Boston Globe Runs Editorial, Three Op-Eds Urging Warren To Run for President

March 22nd, 2015 4:46 PM

Look no further for a textbook example of why the Boston Globe is seen by critics as kneejerk liberal.

In today's paper, most of the cover and two full inside pages within the "Ideas & Opinion" section (eight pages in all) are devoted to a single cause -- urging Elizabeth Warren, a Bay State senator and the Democrats' most ardent class warrior, to run for president.

The lead editorial is titled "Senator Warren, step up and run," next to a huge photo of a contemplative Warren on the first page of the section. Adjacent to the editorial is a column by Anna Galland, executive director of MoveOn.org Civic Action, with the headline, "Her message for the middle class resonates across the spectrum."

Just in case Globe readers miss the message that the broadsheet is bonkers for Warren, two more op-ed columns inside amplify the point.

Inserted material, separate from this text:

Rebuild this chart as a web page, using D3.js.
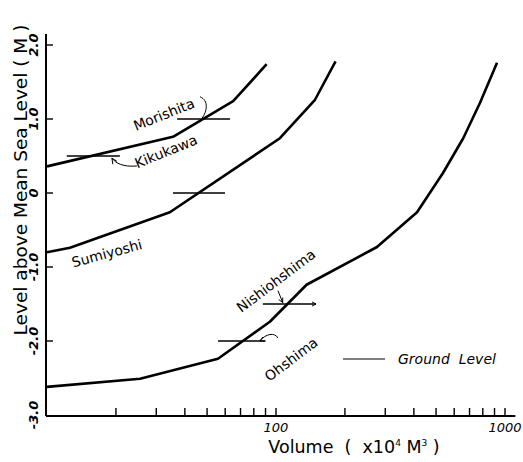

American Prospect co-founder Robert Kuttner, a Brandeis professor and HuffPo contributor, writes a piece titled "If she does run, she'll surprise the skeptics."

Making it four for four is an offering from Bloomberg Businessweek columnist Joshua Green, headlined "Party needs a credible threat to Clinton in the primaries."

Even the most Warren-besotted lefty can't avoid discerning a pattern -- the Globe's lead editorial and not one, not two, but a trio of pro-Warren for president columns, and not a single dissenting voice. In other words, the kind of debate she relished in the faculty lounge at Harvard.



Hold on a sec, there is dissension in the ranks, though easily missed unless you squinted. There on the bottom of one of the inside pages is a pull-quote from the only conservative in the mix, Washington Post columnist Charles Krauthammer. His observation -- "What you're feeling now is Early Onset Clinton Fatigue. The CDC is recommending elaborate precautions. Forget it. The only known cure is Elizabeth Warren." Yes, even the steely-eyed Krauthammer apparently isn't immune from Warren's alleged charm.

When I first saw the ensemble, I hoped it included an offering from Jeff Jacoby, the Globe's outstanding conservative columnist. Jacoby did have a column today in favor of a single election day instead of a "long-drawn-out election season." It easily could have run later this week, this month, whenever, with Jacoby instead possibly pointing out how a Warren candidacy could, for example, bitterly divide Democrats and grease the skids for GOP victory in 2016, along the lines of another senator from Massachusetts, Ted Kennedy, taking on the Democrat powers that were in 1980 (incumbent Jimmy Carter) and helping elect Ronald Reagan.

Two other things that stood out among the Globe's blanket Warren advocacy. Here is what Kuttner predicted would happen if she ran --

If Warren did join the race, she would take the party rank-and-file by storm. There is a hunger for a candidate who can articulate all the frustrations felt by middle- and working-class people, and especially by the young. The Republican Tea Party types get to play that role only because of the vacuum on the Democratic side.

As close as a Globe columnist ever comes, Jacoby aside, of writing something accurate and favorable about the tea party. And is it a "vacuum" among Democrats -- or indifference? It's tough to play that role when you're perpetually focused on expanding government and creating jobs for more bureaucrats.

Then there was this from Bloomberg's Joshua Green --

Hillary Clinton's protean tendencies make it hard to know exactly where she will come down on economic and financial-regulatory matters.

Protean? Run that one through the De-Euphemizer Machine and it comes out duplicitous.